Records with drawing code:
☆ ☆ ☆ ☆

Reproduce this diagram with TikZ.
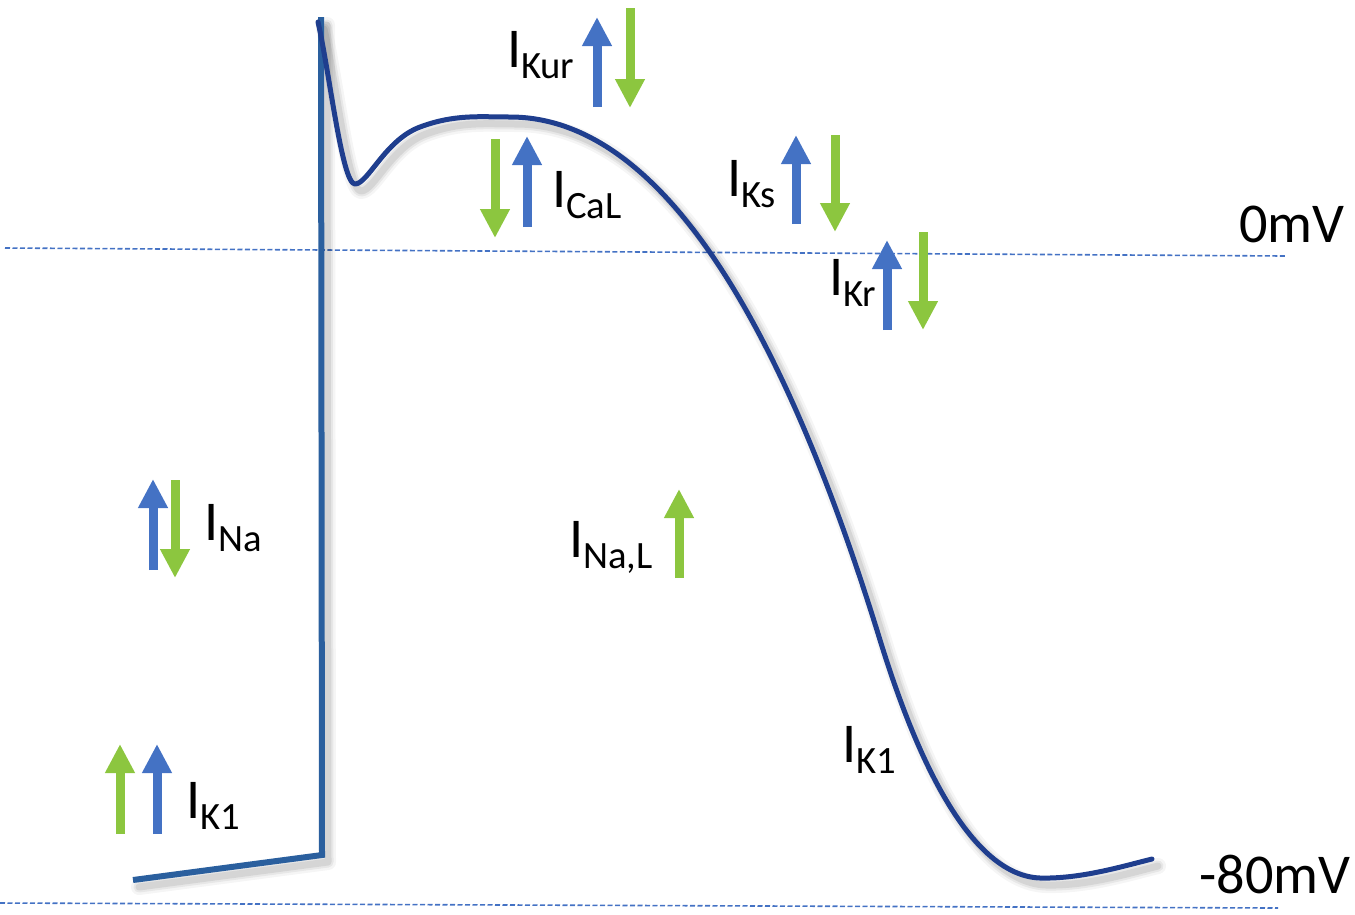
\documentclass[tikz,border=0pt]{standalone}
\usepackage{fontspec}
\setmainfont{Carlito}
\usetikzlibrary{arrows.meta}
\definecolor{curveblue}{HTML}{1F3E8E}
\definecolor{lineblue}{HTML}{2A5F9E}
\definecolor{dashblue}{HTML}{4472C4}
\definecolor{arrblue}{HTML}{4472C4}
\definecolor{arrgreen}{HTML}{8CC63F}
\newcommand{\curlab}[1]{{\fontsize{32}{34}\selectfont I}\raisebox{-6.4pt}{\fontsize{22}{24}\selectfont #1}}
\newcommand{\appath}{(318,22) .. controls (330,75) and (342,184) .. (355,184)
  .. controls (368,184) and (385,140) .. (420,127)
  .. controls (455,114) and (480,117) .. (510,117)
  .. controls (680,117) and (800,380) .. (880,640)
  .. controls (905,721) and (960,875) .. (1040,878)
  .. controls (1080,879) and (1120,867) .. (1152,859)}
\tikzset{
  curarrow/.style={line width=9*0.02cm, -{Triangle[width=28*0.02cm,length=29*0.02cm]}},
  bluearr/.style={curarrow, draw=arrblue},
  greenarr/.style={curarrow, draw=arrgreen},
  lab/.style={anchor=base west, inner sep=0pt, outer sep=0pt, text=black},
  mvlab/.style={anchor=base west, inner sep=0pt, font=\fontsize{32}{34}\selectfont},
  refline/.style={draw=dashblue, line width=1.6*0.02cm, dash pattern=on 5*0.02cm off 2.5*0.02cm},
  apcurve/.style={draw=curveblue, line width=5*0.02cm, line cap=round, line join=round},
  rest/.style={draw=lineblue, line width=6*0.02cm, line join=miter},
  shadowline/.style={draw=black, line cap=round, line join=round}
}
\begin{document}
\begin{tikzpicture}[x=0.02cm, y=-0.02cm]
\useasboundingbox (0,0) rectangle (1355,914);

% reference lines
\coordinate (z0) at (5,248);
\coordinate (z1) at (1285,256);
\coordinate (m0) at (0,903);
\coordinate (m1) at (1278,908);
\draw[refline] (z0) -- (z1);
\draw[refline] (m0) -- (m1);

% shadows
\foreach \w/\o in {16/0.04, 11/0.06, 7/0.08}{
  \draw[shadowline, line width=\w*0.02cm, opacity=\o, shift={(6,7)}] \appath;
  \draw[shadowline, line width=\w*0.02cm, opacity=\o, shift={(6,7)}]
    (133,880) -- (322,855) -- (321,18);
}

% resting potential and upstroke
\coordinate (r0) at (133,880);
\coordinate (r1) at (322,855);
\coordinate (r2) at (321,17);
\draw[rest] (r0) -- (r1) -- (r2);

% action potential curve
\draw[apcurve] \appath;

% arrows
\draw[bluearr]  (597,107) -- (597,17);
\draw[greenarr] (630,8) -- (630,108);
\draw[greenarr] (495,139) -- (495,238);
\draw[bluearr]  (527,227) -- (527,136);
\draw[bluearr]  (796,224) -- (796,135);
\draw[greenarr] (835,135) -- (835,232);
\draw[bluearr]  (887,330) -- (887,240);
\draw[greenarr] (923,232) -- (923,330);
\draw[bluearr]  (153,570) -- (153,479);
\draw[greenarr] (175,480) -- (175,578);
\draw[greenarr] (679,578) -- (679,489);
\draw[greenarr] (120,834) -- (120,744);
\draw[bluearr]  (157,834) -- (157,744);

% labels
\node[lab] (kur) at (507,67) {\curlab{Kur}};
\node[lab] (cal) at (552,207) {\curlab{CaL}};
\node[lab] (ks)  at (727,196) {\curlab{Ks}};
\node[lab] (kr)  at (829,295) {\curlab{Kr}};
\node[lab] (na)  at (204,540) {\curlab{Na}};
\node[lab] (nal) at (569,557) {\curlab{Na,L}};
\node[lab] (k1m) at (842,762) {\curlab{K1}};
\node[lab] (k1l) at (186,818) {\curlab{K1}};
\node[mvlab] (zero) at (1239,242) {0mV};
\node[mvlab] (minus) at (1199,893) {-80mV};
\end{tikzpicture}
\end{document}
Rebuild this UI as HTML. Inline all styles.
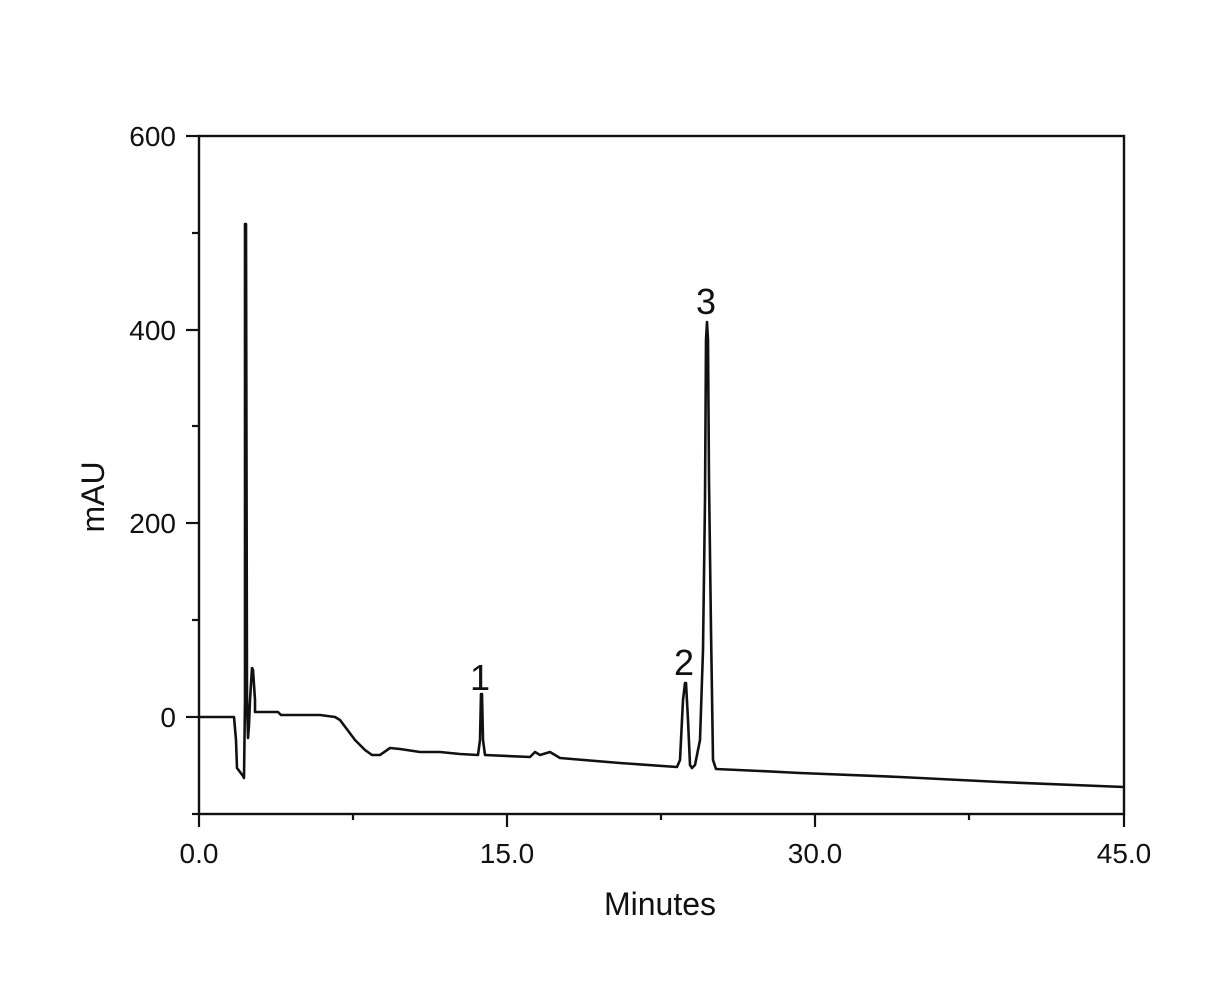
<!DOCTYPE html><html><head><style>body{margin:0;background:#fff}svg{display:block}text{font-family:"Liberation Sans",sans-serif;fill:#111}</style></head><body>
<svg width="1224" height="994" viewBox="0 0 1224 994">
<rect x="199" y="136" width="925" height="678" fill="none" stroke="#111" stroke-width="2.4"/>
<g stroke="#111" stroke-width="2.2">
<line x1="186" y1="136" x2="199" y2="136"/><line x1="186" y1="330" x2="199" y2="330"/><line x1="186" y1="523" x2="199" y2="523"/><line x1="186" y1="717" x2="199" y2="717"/>
<line x1="192" y1="233" x2="199" y2="233"/><line x1="192" y1="426" x2="199" y2="426"/><line x1="192" y1="620" x2="199" y2="620"/><line x1="192" y1="814" x2="199" y2="814"/>
<line x1="199" y1="814" x2="199" y2="827"/><line x1="507" y1="814" x2="507" y2="827"/><line x1="815" y1="814" x2="815" y2="827"/><line x1="1124" y1="814" x2="1124" y2="827"/>
<line x1="353" y1="814" x2="353" y2="820"/><line x1="661" y1="814" x2="661" y2="820"/><line x1="969" y1="814" x2="969" y2="820"/>
</g>
<g font-size="28" text-anchor="end"><text x="176" y="146">600</text><text x="176" y="340">400</text><text x="176" y="533">200</text><text x="176" y="727">0</text></g>
<g font-size="28" text-anchor="middle"><text x="199" y="863">0.0</text><text x="507" y="863">15.0</text><text x="815" y="863">30.0</text><text x="1124" y="863">45.0</text>
<text x="660" y="915" font-size="32">Minutes</text>
<text transform="translate(104,497) rotate(-90)" font-size="32">mAU</text>
<text x="480" y="690" font-size="36">1</text><text x="684" y="675" font-size="36">2</text><text x="706" y="314" font-size="36">3</text></g>
<polyline fill="none" stroke="#111" stroke-width="2.6" stroke-linejoin="round" points="199,717 234,717 236,740 237,768 243,776 244,778 245,700 245,224 246,224 247,700 248,738 249,725 250,700 252,668 253,670 255,700 255,712 265,712 278,712 281,715 320,715 335,717 340,720 355,740 365,750 372,755 380,755 390,748 400,749 420,752 440,752 460,754 478,755 480,740 481,694 482,694 483,740 485,755 530,757 535,752 540,755 550,752 560,758 620,763 677,767 680,760 683,700 685,683 686,683 688,720 690,765 692,768 695,765 700,740 703,650 705,500 706,340 707,322 708,340 709,480 711,630 713,760 716,769 760,771 800,773 900,777 1000,782 1124,787"/>
</svg></body></html>
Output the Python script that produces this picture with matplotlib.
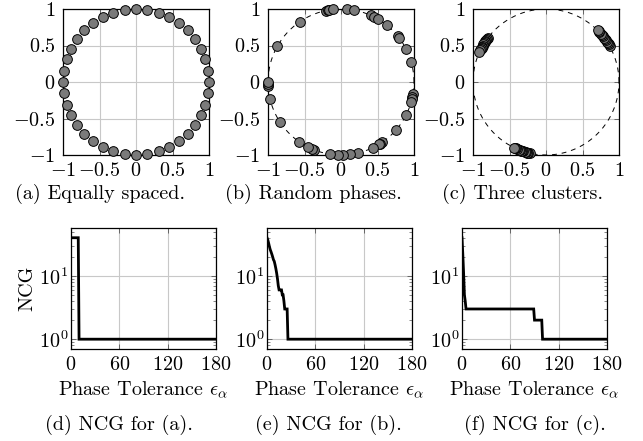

☆ ☆ ☆ ☆

* **STATED GOAL**
Reproduce each entry precisely, dropping only the pictures.

* **SOLUTION TO THE PROBLEM**
Reproduce this diagram with TikZ.
\documentclass[tikz,border=0pt]{standalone}
\usepackage{fontspec}
\setmainfont{Carlito}
\usetikzlibrary{arrows.meta}
\definecolor{curveblue}{HTML}{1F3E8E}
\definecolor{lineblue}{HTML}{2A5F9E}
\definecolor{dashblue}{HTML}{4472C4}
\definecolor{arrblue}{HTML}{4472C4}
\definecolor{arrgreen}{HTML}{8CC63F}
\newcommand{\curlab}[1]{{\fontsize{32}{34}\selectfont I}\raisebox{-6.4pt}{\fontsize{22}{24}\selectfont #1}}
\newcommand{\appath}{(318,22) .. controls (330,75) and (342,184) .. (355,184)
  .. controls (368,184) and (385,140) .. (420,127)
  .. controls (455,114) and (480,117) .. (510,117)
  .. controls (680,117) and (800,380) .. (880,640)
  .. controls (905,721) and (960,875) .. (1040,878)
  .. controls (1080,879) and (1120,867) .. (1152,859)}
\tikzset{
  curarrow/.style={line width=9*0.02cm, -{Triangle[width=28*0.02cm,length=29*0.02cm]}},
  bluearr/.style={curarrow, draw=arrblue},
  greenarr/.style={curarrow, draw=arrgreen},
  lab/.style={anchor=base west, inner sep=0pt, outer sep=0pt, text=black},
  mvlab/.style={anchor=base west, inner sep=0pt, font=\fontsize{32}{34}\selectfont},
  refline/.style={draw=dashblue, line width=1.6*0.02cm, dash pattern=on 5*0.02cm off 2.5*0.02cm},
  apcurve/.style={draw=curveblue, line width=5*0.02cm, line cap=round, line join=round},
  rest/.style={draw=lineblue, line width=6*0.02cm, line join=miter},
  shadowline/.style={draw=black, line cap=round, line join=round}
}
\begin{document}
\begin{tikzpicture}[x=0.02cm, y=-0.02cm]
\useasboundingbox (0,0) rectangle (1355,914);

% reference lines
\coordinate (z0) at (5,248);
\coordinate (z1) at (1285,256);
\coordinate (m0) at (0,903);
\coordinate (m1) at (1278,908);
\draw[refline] (z0) -- (z1);
\draw[refline] (m0) -- (m1);

% shadows
\foreach \w/\o in {16/0.04, 11/0.06, 7/0.08}{
  \draw[shadowline, line width=\w*0.02cm, opacity=\o, shift={(6,7)}] \appath;
  \draw[shadowline, line width=\w*0.02cm, opacity=\o, shift={(6,7)}]
    (133,880) -- (322,855) -- (321,18);
}

% resting potential and upstroke
\coordinate (r0) at (133,880);
\coordinate (r1) at (322,855);
\coordinate (r2) at (321,17);
\draw[rest] (r0) -- (r1) -- (r2);

% action potential curve
\draw[apcurve] \appath;

% arrows
\draw[bluearr]  (597,107) -- (597,17);
\draw[greenarr] (630,8) -- (630,108);
\draw[greenarr] (495,139) -- (495,238);
\draw[bluearr]  (527,227) -- (527,136);
\draw[bluearr]  (796,224) -- (796,135);
\draw[greenarr] (835,135) -- (835,232);
\draw[bluearr]  (887,330) -- (887,240);
\draw[greenarr] (923,232) -- (923,330);
\draw[bluearr]  (153,570) -- (153,479);
\draw[greenarr] (175,480) -- (175,578);
\draw[greenarr] (679,578) -- (679,489);
\draw[greenarr] (120,834) -- (120,744);
\draw[bluearr]  (157,834) -- (157,744);

% labels
\node[lab] (kur) at (507,67) {\curlab{Kur}};
\node[lab] (cal) at (552,207) {\curlab{CaL}};
\node[lab] (ks)  at (727,196) {\curlab{Ks}};
\node[lab] (kr)  at (829,295) {\curlab{Kr}};
\node[lab] (na)  at (204,540) {\curlab{Na}};
\node[lab] (nal) at (569,557) {\curlab{Na,L}};
\node[lab] (k1m) at (842,762) {\curlab{K1}};
\node[lab] (k1l) at (186,818) {\curlab{K1}};
\node[mvlab] (zero) at (1239,242) {0mV};
\node[mvlab] (minus) at (1199,893) {-80mV};
\end{tikzpicture}
\end{document}
Rebuild this UI as HTML. Inline all styles.
<!DOCTYPE html><html><head><style>body{margin:0;background:#fff}svg{display:block}text{font-family:"Liberation Sans",sans-serif;fill:#111}</style></head><body>
<svg width="1224" height="994" viewBox="0 0 1224 994">
<rect x="199" y="136" width="925" height="678" fill="none" stroke="#111" stroke-width="2.4"/>
<g stroke="#111" stroke-width="2.2">
<line x1="186" y1="136" x2="199" y2="136"/><line x1="186" y1="330" x2="199" y2="330"/><line x1="186" y1="523" x2="199" y2="523"/><line x1="186" y1="717" x2="199" y2="717"/>
<line x1="192" y1="233" x2="199" y2="233"/><line x1="192" y1="426" x2="199" y2="426"/><line x1="192" y1="620" x2="199" y2="620"/><line x1="192" y1="814" x2="199" y2="814"/>
<line x1="199" y1="814" x2="199" y2="827"/><line x1="507" y1="814" x2="507" y2="827"/><line x1="815" y1="814" x2="815" y2="827"/><line x1="1124" y1="814" x2="1124" y2="827"/>
<line x1="353" y1="814" x2="353" y2="820"/><line x1="661" y1="814" x2="661" y2="820"/><line x1="969" y1="814" x2="969" y2="820"/>
</g>
<g font-size="28" text-anchor="end"><text x="176" y="146">600</text><text x="176" y="340">400</text><text x="176" y="533">200</text><text x="176" y="727">0</text></g>
<g font-size="28" text-anchor="middle"><text x="199" y="863">0.0</text><text x="507" y="863">15.0</text><text x="815" y="863">30.0</text><text x="1124" y="863">45.0</text>
<text x="660" y="915" font-size="32">Minutes</text>
<text transform="translate(104,497) rotate(-90)" font-size="32">mAU</text>
<text x="480" y="690" font-size="36">1</text><text x="684" y="675" font-size="36">2</text><text x="706" y="314" font-size="36">3</text></g>
<polyline fill="none" stroke="#111" stroke-width="2.6" stroke-linejoin="round" points="199,717 234,717 236,740 237,768 243,776 244,778 245,700 245,224 246,224 247,700 248,738 249,725 250,700 252,668 253,670 255,700 255,712 265,712 278,712 281,715 320,715 335,717 340,720 355,740 365,750 372,755 380,755 390,748 400,749 420,752 440,752 460,754 478,755 480,740 481,694 482,694 483,740 485,755 530,757 535,752 540,755 550,752 560,758 620,763 677,767 680,760 683,700 685,683 686,683 688,720 690,765 692,768 695,765 700,740 703,650 705,500 706,340 707,322 708,340 709,480 711,630 713,760 716,769 760,771 800,773 900,777 1000,782 1124,787"/>
</svg></body></html>
Output the Python script that produces this picture with matplotlib.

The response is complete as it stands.